TASK STATEMENT
Output every line of the data exactly as it appears.

DATA SECTION
○ ○ ○

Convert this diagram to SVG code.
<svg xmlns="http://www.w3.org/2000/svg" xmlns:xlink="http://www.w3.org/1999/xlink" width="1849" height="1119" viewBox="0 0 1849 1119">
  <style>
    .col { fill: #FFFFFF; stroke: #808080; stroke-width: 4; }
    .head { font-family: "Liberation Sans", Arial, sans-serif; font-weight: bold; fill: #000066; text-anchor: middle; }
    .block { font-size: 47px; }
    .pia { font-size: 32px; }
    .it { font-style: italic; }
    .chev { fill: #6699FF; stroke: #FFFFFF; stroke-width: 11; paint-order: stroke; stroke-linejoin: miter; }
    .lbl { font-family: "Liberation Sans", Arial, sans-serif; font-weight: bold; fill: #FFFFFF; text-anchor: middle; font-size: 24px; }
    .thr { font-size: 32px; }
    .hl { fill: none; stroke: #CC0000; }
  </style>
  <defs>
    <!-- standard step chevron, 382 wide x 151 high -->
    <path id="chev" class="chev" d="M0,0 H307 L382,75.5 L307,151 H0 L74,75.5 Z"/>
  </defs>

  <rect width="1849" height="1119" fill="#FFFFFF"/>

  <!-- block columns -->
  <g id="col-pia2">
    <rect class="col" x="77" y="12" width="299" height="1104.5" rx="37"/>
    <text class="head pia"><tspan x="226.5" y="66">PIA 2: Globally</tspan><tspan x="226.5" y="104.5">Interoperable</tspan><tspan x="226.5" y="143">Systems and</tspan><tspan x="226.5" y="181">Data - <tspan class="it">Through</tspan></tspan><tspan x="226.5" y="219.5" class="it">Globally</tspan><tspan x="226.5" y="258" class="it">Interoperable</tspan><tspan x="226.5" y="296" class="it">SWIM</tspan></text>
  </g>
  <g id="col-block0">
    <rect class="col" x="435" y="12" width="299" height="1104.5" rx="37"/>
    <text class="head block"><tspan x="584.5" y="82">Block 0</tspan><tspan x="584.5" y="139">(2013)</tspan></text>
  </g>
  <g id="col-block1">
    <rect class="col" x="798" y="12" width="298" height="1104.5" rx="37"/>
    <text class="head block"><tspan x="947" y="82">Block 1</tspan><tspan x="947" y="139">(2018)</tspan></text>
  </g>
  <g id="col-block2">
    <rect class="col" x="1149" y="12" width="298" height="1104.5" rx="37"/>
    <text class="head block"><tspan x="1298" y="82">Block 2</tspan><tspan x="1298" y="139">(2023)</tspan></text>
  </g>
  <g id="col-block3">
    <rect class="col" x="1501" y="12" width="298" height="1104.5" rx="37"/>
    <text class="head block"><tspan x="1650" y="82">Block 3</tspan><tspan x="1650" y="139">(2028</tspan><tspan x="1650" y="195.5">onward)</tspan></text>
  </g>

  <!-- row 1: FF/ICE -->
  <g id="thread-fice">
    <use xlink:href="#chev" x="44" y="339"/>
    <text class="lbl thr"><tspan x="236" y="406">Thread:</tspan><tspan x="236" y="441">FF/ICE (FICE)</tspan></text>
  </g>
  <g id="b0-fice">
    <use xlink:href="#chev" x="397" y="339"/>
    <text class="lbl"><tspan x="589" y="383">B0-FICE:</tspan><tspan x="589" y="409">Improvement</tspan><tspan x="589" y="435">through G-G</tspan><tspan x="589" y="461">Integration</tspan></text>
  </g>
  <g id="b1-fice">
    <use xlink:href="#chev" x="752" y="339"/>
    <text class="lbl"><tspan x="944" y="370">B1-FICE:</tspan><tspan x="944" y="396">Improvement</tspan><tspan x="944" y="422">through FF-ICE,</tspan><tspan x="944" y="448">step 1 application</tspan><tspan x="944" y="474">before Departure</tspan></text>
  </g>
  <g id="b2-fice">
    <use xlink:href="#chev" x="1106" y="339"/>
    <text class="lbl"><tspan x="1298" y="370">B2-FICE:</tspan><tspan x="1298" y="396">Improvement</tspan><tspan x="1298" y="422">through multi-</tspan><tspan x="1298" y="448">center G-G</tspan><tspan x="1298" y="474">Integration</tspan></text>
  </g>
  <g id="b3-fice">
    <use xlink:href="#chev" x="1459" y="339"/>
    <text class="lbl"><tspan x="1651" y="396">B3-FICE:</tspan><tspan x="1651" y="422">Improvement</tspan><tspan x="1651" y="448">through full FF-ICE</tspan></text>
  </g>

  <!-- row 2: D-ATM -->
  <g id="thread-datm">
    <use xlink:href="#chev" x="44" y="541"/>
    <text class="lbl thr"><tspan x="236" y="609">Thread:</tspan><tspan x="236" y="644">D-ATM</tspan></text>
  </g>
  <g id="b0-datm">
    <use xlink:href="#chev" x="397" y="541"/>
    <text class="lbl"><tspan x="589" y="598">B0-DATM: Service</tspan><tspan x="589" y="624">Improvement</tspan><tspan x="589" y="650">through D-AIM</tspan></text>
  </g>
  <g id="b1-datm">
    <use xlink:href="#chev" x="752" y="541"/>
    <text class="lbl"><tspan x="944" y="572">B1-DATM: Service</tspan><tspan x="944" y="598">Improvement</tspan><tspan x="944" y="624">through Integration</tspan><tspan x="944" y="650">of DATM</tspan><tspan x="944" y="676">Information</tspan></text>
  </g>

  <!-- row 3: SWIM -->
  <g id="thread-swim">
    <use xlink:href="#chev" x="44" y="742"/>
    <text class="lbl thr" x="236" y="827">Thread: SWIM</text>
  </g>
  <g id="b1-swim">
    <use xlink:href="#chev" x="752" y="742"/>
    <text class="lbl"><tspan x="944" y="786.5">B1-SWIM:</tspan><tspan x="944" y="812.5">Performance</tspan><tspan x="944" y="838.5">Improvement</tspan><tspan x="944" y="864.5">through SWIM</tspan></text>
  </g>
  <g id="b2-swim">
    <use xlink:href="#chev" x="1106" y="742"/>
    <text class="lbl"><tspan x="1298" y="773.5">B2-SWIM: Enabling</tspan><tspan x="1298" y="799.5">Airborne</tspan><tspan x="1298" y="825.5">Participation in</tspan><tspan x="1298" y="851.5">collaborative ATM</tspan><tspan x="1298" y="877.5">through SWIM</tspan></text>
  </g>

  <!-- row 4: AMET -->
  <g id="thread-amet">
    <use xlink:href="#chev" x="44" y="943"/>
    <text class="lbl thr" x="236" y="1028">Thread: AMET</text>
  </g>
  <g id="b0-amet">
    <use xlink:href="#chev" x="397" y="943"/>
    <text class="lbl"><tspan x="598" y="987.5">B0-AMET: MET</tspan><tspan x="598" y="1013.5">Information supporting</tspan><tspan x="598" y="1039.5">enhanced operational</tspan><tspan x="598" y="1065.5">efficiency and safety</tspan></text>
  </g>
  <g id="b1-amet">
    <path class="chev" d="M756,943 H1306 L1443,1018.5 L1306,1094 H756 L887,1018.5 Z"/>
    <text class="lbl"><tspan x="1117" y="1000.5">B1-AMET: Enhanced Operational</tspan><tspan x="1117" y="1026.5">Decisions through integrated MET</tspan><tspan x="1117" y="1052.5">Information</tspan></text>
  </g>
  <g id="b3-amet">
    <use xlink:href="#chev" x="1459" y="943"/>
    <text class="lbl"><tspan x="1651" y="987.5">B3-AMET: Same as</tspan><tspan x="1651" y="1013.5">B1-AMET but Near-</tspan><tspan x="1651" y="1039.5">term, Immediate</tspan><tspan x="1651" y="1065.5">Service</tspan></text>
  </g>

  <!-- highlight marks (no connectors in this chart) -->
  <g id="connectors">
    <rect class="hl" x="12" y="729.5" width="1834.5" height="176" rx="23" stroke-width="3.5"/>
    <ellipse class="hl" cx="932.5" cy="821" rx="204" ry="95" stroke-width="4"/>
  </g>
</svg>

○ ○ ○

REPLY
Convert this diagram to SVG code.
<svg xmlns="http://www.w3.org/2000/svg" xmlns:xlink="http://www.w3.org/1999/xlink" width="1849" height="1119" viewBox="0 0 1849 1119">
  <style>
    .col { fill: #FFFFFF; stroke: #808080; stroke-width: 4; }
    .head { font-family: "Liberation Sans", Arial, sans-serif; font-weight: bold; fill: #000066; text-anchor: middle; }
    .block { font-size: 47px; }
    .pia { font-size: 32px; }
    .it { font-style: italic; }
    .chev { fill: #6699FF; stroke: #FFFFFF; stroke-width: 11; paint-order: stroke; stroke-linejoin: miter; }
    .lbl { font-family: "Liberation Sans", Arial, sans-serif; font-weight: bold; fill: #FFFFFF; text-anchor: middle; font-size: 24px; }
    .thr { font-size: 32px; }
    .hl { fill: none; stroke: #CC0000; }
  </style>
  <defs>
    <!-- standard step chevron, 382 wide x 151 high -->
    <path id="chev" class="chev" d="M0,0 H307 L382,75.5 L307,151 H0 L74,75.5 Z"/>
  </defs>

  <rect width="1849" height="1119" fill="#FFFFFF"/>

  <!-- block columns -->
  <g id="col-pia2">
    <rect class="col" x="77" y="12" width="299" height="1104.5" rx="37"/>
    <text class="head pia"><tspan x="226.5" y="66">PIA 2: Globally</tspan><tspan x="226.5" y="104.5">Interoperable</tspan><tspan x="226.5" y="143">Systems and</tspan><tspan x="226.5" y="181">Data - <tspan class="it">Through</tspan></tspan><tspan x="226.5" y="219.5" class="it">Globally</tspan><tspan x="226.5" y="258" class="it">Interoperable</tspan><tspan x="226.5" y="296" class="it">SWIM</tspan></text>
  </g>
  <g id="col-block0">
    <rect class="col" x="435" y="12" width="299" height="1104.5" rx="37"/>
    <text class="head block"><tspan x="584.5" y="82">Block 0</tspan><tspan x="584.5" y="139">(2013)</tspan></text>
  </g>
  <g id="col-block1">
    <rect class="col" x="798" y="12" width="298" height="1104.5" rx="37"/>
    <text class="head block"><tspan x="947" y="82">Block 1</tspan><tspan x="947" y="139">(2018)</tspan></text>
  </g>
  <g id="col-block2">
    <rect class="col" x="1149" y="12" width="298" height="1104.5" rx="37"/>
    <text class="head block"><tspan x="1298" y="82">Block 2</tspan><tspan x="1298" y="139">(2023)</tspan></text>
  </g>
  <g id="col-block3">
    <rect class="col" x="1501" y="12" width="298" height="1104.5" rx="37"/>
    <text class="head block"><tspan x="1650" y="82">Block 3</tspan><tspan x="1650" y="139">(2028</tspan><tspan x="1650" y="195.5">onward)</tspan></text>
  </g>

  <!-- row 1: FF/ICE -->
  <g id="thread-fice">
    <use xlink:href="#chev" x="44" y="339"/>
    <text class="lbl thr"><tspan x="236" y="406">Thread:</tspan><tspan x="236" y="441">FF/ICE (FICE)</tspan></text>
  </g>
  <g id="b0-fice">
    <use xlink:href="#chev" x="397" y="339"/>
    <text class="lbl"><tspan x="589" y="383">B0-FICE:</tspan><tspan x="589" y="409">Improvement</tspan><tspan x="589" y="435">through G-G</tspan><tspan x="589" y="461">Integration</tspan></text>
  </g>
  <g id="b1-fice">
    <use xlink:href="#chev" x="752" y="339"/>
    <text class="lbl"><tspan x="944" y="370">B1-FICE:</tspan><tspan x="944" y="396">Improvement</tspan><tspan x="944" y="422">through FF-ICE,</tspan><tspan x="944" y="448">step 1 application</tspan><tspan x="944" y="474">before Departure</tspan></text>
  </g>
  <g id="b2-fice">
    <use xlink:href="#chev" x="1106" y="339"/>
    <text class="lbl"><tspan x="1298" y="370">B2-FICE:</tspan><tspan x="1298" y="396">Improvement</tspan><tspan x="1298" y="422">through multi-</tspan><tspan x="1298" y="448">center G-G</tspan><tspan x="1298" y="474">Integration</tspan></text>
  </g>
  <g id="b3-fice">
    <use xlink:href="#chev" x="1459" y="339"/>
    <text class="lbl"><tspan x="1651" y="396">B3-FICE:</tspan><tspan x="1651" y="422">Improvement</tspan><tspan x="1651" y="448">through full FF-ICE</tspan></text>
  </g>

  <!-- row 2: D-ATM -->
  <g id="thread-datm">
    <use xlink:href="#chev" x="44" y="541"/>
    <text class="lbl thr"><tspan x="236" y="609">Thread:</tspan><tspan x="236" y="644">D-ATM</tspan></text>
  </g>
  <g id="b0-datm">
    <use xlink:href="#chev" x="397" y="541"/>
    <text class="lbl"><tspan x="589" y="598">B0-DATM: Service</tspan><tspan x="589" y="624">Improvement</tspan><tspan x="589" y="650">through D-AIM</tspan></text>
  </g>
  <g id="b1-datm">
    <use xlink:href="#chev" x="752" y="541"/>
    <text class="lbl"><tspan x="944" y="572">B1-DATM: Service</tspan><tspan x="944" y="598">Improvement</tspan><tspan x="944" y="624">through Integration</tspan><tspan x="944" y="650">of DATM</tspan><tspan x="944" y="676">Information</tspan></text>
  </g>

  <!-- row 3: SWIM -->
  <g id="thread-swim">
    <use xlink:href="#chev" x="44" y="742"/>
    <text class="lbl thr" x="236" y="827">Thread: SWIM</text>
  </g>
  <g id="b1-swim">
    <use xlink:href="#chev" x="752" y="742"/>
    <text class="lbl"><tspan x="944" y="786.5">B1-SWIM:</tspan><tspan x="944" y="812.5">Performance</tspan><tspan x="944" y="838.5">Improvement</tspan><tspan x="944" y="864.5">through SWIM</tspan></text>
  </g>
  <g id="b2-swim">
    <use xlink:href="#chev" x="1106" y="742"/>
    <text class="lbl"><tspan x="1298" y="773.5">B2-SWIM: Enabling</tspan><tspan x="1298" y="799.5">Airborne</tspan><tspan x="1298" y="825.5">Participation in</tspan><tspan x="1298" y="851.5">collaborative ATM</tspan><tspan x="1298" y="877.5">through SWIM</tspan></text>
  </g>

  <!-- row 4: AMET -->
  <g id="thread-amet">
    <use xlink:href="#chev" x="44" y="943"/>
    <text class="lbl thr" x="236" y="1028">Thread: AMET</text>
  </g>
  <g id="b0-amet">
    <use xlink:href="#chev" x="397" y="943"/>
    <text class="lbl"><tspan x="598" y="987.5">B0-AMET: MET</tspan><tspan x="598" y="1013.5">Information supporting</tspan><tspan x="598" y="1039.5">enhanced operational</tspan><tspan x="598" y="1065.5">efficiency and safety</tspan></text>
  </g>
  <g id="b1-amet">
    <path class="chev" d="M756,943 H1306 L1443,1018.5 L1306,1094 H756 L887,1018.5 Z"/>
    <text class="lbl"><tspan x="1117" y="1000.5">B1-AMET: Enhanced Operational</tspan><tspan x="1117" y="1026.5">Decisions through integrated MET</tspan><tspan x="1117" y="1052.5">Information</tspan></text>
  </g>
  <g id="b3-amet">
    <use xlink:href="#chev" x="1459" y="943"/>
    <text class="lbl"><tspan x="1651" y="987.5">B3-AMET: Same as</tspan><tspan x="1651" y="1013.5">B1-AMET but Near-</tspan><tspan x="1651" y="1039.5">term, Immediate</tspan><tspan x="1651" y="1065.5">Service</tspan></text>
  </g>

  <!-- highlight marks (no connectors in this chart) -->
  <g id="connectors">
    <rect class="hl" x="12" y="729.5" width="1834.5" height="176" rx="23" stroke-width="3.5"/>
    <ellipse class="hl" cx="932.5" cy="821" rx="204" ry="95" stroke-width="4"/>
  </g>
</svg>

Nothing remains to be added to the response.